TAIPEI (Taiwan News) — University students and youth groups are urging the government to reconsider its policy of banning designated smoking areas on college campuses.
Student-led studies suggest that eliminating smoking zones pushes smokers to nearby streets or more concealed areas on campus, per PNN. National Chung Cheng University student Tsai Ching-hung (蔡璟鴻) confirmed this by saying that smokers have dispersed into less regulated and harder-to-monitor areas.
National Taiwan University student Cheng You-fang (鄭羽芳) added that while the education ministry continues to promote smoke-free campuses, the current policy has not achieved that goal.
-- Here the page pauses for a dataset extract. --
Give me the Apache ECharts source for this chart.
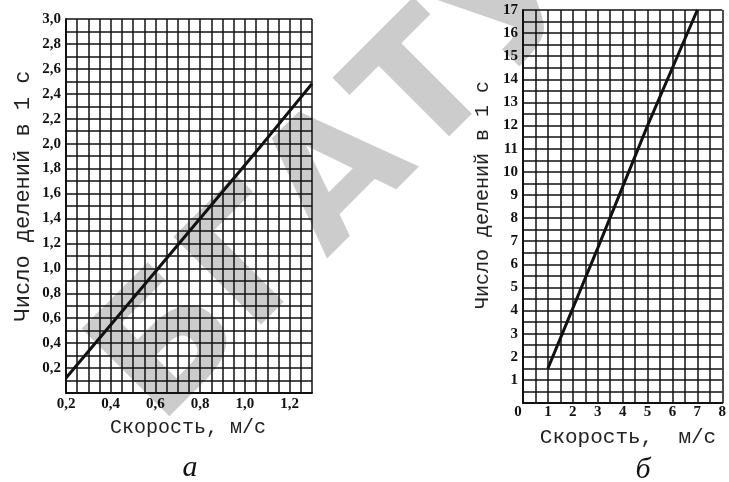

She called on both the Ministry of Education and the Ministry of Health and Welfare to reexamine smoking issues on campus and consider reinstating regulated smoking areas.
In response, Lo Su-ying (羅素英), head of the health ministry’s tobacco harm prevention team, explained that the removal of on-campus smoking zones followed the previous policy change that raised the legal smoking age to 20, per UDN. Lo explained that allowing smoking areas on campus would make it more difficult to enforce the age restriction.
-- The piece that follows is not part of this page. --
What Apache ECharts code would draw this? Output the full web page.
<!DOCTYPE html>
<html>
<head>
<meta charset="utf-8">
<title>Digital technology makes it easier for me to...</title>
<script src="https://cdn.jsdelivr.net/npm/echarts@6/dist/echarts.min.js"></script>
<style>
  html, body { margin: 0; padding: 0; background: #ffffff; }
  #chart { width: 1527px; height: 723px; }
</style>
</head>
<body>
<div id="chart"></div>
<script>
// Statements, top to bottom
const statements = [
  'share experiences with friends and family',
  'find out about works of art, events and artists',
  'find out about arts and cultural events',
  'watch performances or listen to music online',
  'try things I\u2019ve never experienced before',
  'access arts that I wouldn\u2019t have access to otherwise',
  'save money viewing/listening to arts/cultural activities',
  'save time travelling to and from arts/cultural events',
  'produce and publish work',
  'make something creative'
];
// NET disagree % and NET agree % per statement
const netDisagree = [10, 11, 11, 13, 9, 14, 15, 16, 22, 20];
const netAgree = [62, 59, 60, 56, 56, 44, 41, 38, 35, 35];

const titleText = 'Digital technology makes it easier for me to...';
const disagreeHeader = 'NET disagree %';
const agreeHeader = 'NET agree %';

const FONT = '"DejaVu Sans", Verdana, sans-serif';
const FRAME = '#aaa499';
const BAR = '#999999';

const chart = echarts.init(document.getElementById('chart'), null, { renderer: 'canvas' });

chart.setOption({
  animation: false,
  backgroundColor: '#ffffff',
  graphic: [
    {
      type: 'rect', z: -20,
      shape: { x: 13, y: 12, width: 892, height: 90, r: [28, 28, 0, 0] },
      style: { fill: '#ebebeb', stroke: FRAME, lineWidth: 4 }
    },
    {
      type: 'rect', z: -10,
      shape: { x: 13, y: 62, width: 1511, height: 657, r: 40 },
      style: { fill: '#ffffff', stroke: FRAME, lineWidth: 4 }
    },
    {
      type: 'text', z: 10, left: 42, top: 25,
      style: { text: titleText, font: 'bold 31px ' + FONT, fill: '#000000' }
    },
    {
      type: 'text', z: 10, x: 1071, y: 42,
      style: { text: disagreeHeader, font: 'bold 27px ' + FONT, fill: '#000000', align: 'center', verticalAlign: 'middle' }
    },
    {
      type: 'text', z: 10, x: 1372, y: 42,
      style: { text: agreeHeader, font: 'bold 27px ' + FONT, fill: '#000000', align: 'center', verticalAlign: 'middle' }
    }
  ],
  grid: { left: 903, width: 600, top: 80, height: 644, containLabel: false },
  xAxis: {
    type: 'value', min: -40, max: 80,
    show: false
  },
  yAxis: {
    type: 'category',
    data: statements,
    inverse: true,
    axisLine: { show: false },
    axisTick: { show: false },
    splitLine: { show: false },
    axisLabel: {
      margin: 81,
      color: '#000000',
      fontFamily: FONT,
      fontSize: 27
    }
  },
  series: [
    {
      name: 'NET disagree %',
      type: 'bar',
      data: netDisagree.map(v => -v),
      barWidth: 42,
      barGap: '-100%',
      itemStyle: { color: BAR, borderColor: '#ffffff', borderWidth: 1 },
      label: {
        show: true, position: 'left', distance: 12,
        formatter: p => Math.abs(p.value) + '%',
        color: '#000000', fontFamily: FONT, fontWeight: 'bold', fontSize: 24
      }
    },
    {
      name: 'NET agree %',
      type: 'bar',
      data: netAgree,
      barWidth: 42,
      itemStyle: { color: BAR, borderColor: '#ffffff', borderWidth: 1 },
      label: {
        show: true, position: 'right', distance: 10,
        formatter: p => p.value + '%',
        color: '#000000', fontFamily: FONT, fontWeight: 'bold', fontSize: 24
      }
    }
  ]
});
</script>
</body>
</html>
She also noted that the education ministry has launched initiatives to reduce smoking rates among both students and faculty, and to minimize exposure to secondhand smoke.
Before the implementation of the smoking area ban, the National Students’ Union of Taiwan warned in 2023 that the policy could drive smokers underground, making enforcement even more difficult, per UDN. The union argued that reasonable regulation is more effective than outright prohibition.